##### Given data #####

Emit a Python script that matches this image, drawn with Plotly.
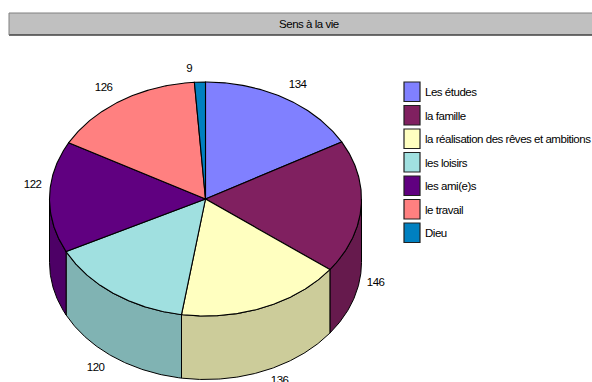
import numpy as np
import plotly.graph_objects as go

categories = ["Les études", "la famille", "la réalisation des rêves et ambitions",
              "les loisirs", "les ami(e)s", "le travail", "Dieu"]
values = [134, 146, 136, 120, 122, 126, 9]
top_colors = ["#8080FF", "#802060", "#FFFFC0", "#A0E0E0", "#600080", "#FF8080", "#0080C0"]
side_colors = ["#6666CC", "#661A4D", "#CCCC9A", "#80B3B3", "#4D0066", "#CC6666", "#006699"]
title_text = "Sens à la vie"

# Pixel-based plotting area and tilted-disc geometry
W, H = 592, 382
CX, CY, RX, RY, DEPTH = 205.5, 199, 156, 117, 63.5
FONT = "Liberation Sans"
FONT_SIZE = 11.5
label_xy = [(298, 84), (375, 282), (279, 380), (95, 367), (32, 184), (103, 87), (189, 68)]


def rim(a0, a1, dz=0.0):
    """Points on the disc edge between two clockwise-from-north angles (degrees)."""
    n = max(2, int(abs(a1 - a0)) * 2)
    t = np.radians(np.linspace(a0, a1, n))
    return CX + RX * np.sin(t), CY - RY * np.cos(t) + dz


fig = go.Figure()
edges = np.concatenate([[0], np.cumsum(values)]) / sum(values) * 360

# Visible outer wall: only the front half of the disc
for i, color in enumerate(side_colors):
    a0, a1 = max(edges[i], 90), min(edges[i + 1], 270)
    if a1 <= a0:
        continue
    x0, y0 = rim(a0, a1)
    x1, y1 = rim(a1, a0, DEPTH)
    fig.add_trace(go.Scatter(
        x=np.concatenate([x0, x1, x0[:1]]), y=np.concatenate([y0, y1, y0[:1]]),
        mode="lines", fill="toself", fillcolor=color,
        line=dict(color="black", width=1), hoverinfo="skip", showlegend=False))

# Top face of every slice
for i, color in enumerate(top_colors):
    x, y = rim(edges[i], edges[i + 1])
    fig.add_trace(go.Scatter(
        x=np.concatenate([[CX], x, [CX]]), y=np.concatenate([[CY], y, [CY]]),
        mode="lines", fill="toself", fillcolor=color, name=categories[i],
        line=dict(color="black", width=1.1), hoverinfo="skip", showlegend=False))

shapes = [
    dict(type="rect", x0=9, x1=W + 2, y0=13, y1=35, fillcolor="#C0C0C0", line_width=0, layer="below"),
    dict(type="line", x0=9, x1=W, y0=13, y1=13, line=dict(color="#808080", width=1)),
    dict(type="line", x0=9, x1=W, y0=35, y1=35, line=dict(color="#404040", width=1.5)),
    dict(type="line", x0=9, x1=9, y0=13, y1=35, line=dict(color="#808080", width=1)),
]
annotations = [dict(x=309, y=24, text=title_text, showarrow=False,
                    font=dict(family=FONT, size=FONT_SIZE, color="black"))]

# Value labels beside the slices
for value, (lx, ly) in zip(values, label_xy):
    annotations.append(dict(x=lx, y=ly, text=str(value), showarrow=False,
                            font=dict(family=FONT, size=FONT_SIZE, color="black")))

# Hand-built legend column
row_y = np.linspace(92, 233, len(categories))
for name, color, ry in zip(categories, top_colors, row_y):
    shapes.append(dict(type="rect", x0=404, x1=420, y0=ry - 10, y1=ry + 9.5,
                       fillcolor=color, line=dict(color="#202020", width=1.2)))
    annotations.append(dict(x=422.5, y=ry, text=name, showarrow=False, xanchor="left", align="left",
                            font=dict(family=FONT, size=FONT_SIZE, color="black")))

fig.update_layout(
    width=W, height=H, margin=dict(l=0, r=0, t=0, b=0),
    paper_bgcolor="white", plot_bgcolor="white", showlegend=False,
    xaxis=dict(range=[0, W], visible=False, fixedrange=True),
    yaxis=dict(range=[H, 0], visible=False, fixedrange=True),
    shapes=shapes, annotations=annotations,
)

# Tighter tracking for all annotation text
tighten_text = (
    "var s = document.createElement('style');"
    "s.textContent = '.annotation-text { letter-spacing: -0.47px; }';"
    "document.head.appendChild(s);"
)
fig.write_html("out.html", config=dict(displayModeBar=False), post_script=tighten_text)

#####

Work instructions – Copy out the listing exactly as it stands, but not the pictures.

The completed task –
Emit a Python script that matches this image, drawn with Plotly.
import numpy as np
import plotly.graph_objects as go

categories = ["Les études", "la famille", "la réalisation des rêves et ambitions",
              "les loisirs", "les ami(e)s", "le travail", "Dieu"]
values = [134, 146, 136, 120, 122, 126, 9]
top_colors = ["#8080FF", "#802060", "#FFFFC0", "#A0E0E0", "#600080", "#FF8080", "#0080C0"]
side_colors = ["#6666CC", "#661A4D", "#CCCC9A", "#80B3B3", "#4D0066", "#CC6666", "#006699"]
title_text = "Sens à la vie"

# Pixel-based plotting area and tilted-disc geometry
W, H = 592, 382
CX, CY, RX, RY, DEPTH = 205.5, 199, 156, 117, 63.5
FONT = "Liberation Sans"
FONT_SIZE = 11.5
label_xy = [(298, 84), (375, 282), (279, 380), (95, 367), (32, 184), (103, 87), (189, 68)]


def rim(a0, a1, dz=0.0):
    """Points on the disc edge between two clockwise-from-north angles (degrees)."""
    n = max(2, int(abs(a1 - a0)) * 2)
    t = np.radians(np.linspace(a0, a1, n))
    return CX + RX * np.sin(t), CY - RY * np.cos(t) + dz


fig = go.Figure()
edges = np.concatenate([[0], np.cumsum(values)]) / sum(values) * 360

# Visible outer wall: only the front half of the disc
for i, color in enumerate(side_colors):
    a0, a1 = max(edges[i], 90), min(edges[i + 1], 270)
    if a1 <= a0:
        continue
    x0, y0 = rim(a0, a1)
    x1, y1 = rim(a1, a0, DEPTH)
    fig.add_trace(go.Scatter(
        x=np.concatenate([x0, x1, x0[:1]]), y=np.concatenate([y0, y1, y0[:1]]),
        mode="lines", fill="toself", fillcolor=color,
        line=dict(color="black", width=1), hoverinfo="skip", showlegend=False))

# Top face of every slice
for i, color in enumerate(top_colors):
    x, y = rim(edges[i], edges[i + 1])
    fig.add_trace(go.Scatter(
        x=np.concatenate([[CX], x, [CX]]), y=np.concatenate([[CY], y, [CY]]),
        mode="lines", fill="toself", fillcolor=color, name=categories[i],
        line=dict(color="black", width=1.1), hoverinfo="skip", showlegend=False))

shapes = [
    dict(type="rect", x0=9, x1=W + 2, y0=13, y1=35, fillcolor="#C0C0C0", line_width=0, layer="below"),
    dict(type="line", x0=9, x1=W, y0=13, y1=13, line=dict(color="#808080", width=1)),
    dict(type="line", x0=9, x1=W, y0=35, y1=35, line=dict(color="#404040", width=1.5)),
    dict(type="line", x0=9, x1=9, y0=13, y1=35, line=dict(color="#808080", width=1)),
]
annotations = [dict(x=309, y=24, text=title_text, showarrow=False,
                    font=dict(family=FONT, size=FONT_SIZE, color="black"))]

# Value labels beside the slices
for value, (lx, ly) in zip(values, label_xy):
    annotations.append(dict(x=lx, y=ly, text=str(value), showarrow=False,
                            font=dict(family=FONT, size=FONT_SIZE, color="black")))

# Hand-built legend column
row_y = np.linspace(92, 233, len(categories))
for name, color, ry in zip(categories, top_colors, row_y):
    shapes.append(dict(type="rect", x0=404, x1=420, y0=ry - 10, y1=ry + 9.5,
                       fillcolor=color, line=dict(color="#202020", width=1.2)))
    annotations.append(dict(x=422.5, y=ry, text=name, showarrow=False, xanchor="left", align="left",
                            font=dict(family=FONT, size=FONT_SIZE, color="black")))

fig.update_layout(
    width=W, height=H, margin=dict(l=0, r=0, t=0, b=0),
    paper_bgcolor="white", plot_bgcolor="white", showlegend=False,
    xaxis=dict(range=[0, W], visible=False, fixedrange=True),
    yaxis=dict(range=[H, 0], visible=False, fixedrange=True),
    shapes=shapes, annotations=annotations,
)

# Tighter tracking for all annotation text
tighten_text = (
    "var s = document.createElement('style');"
    "s.textContent = '.annotation-text { letter-spacing: -0.47px; }';"
    "document.head.appendChild(s);"
)
fig.write_html("out.html", config=dict(displayModeBar=False), post_script=tighten_text)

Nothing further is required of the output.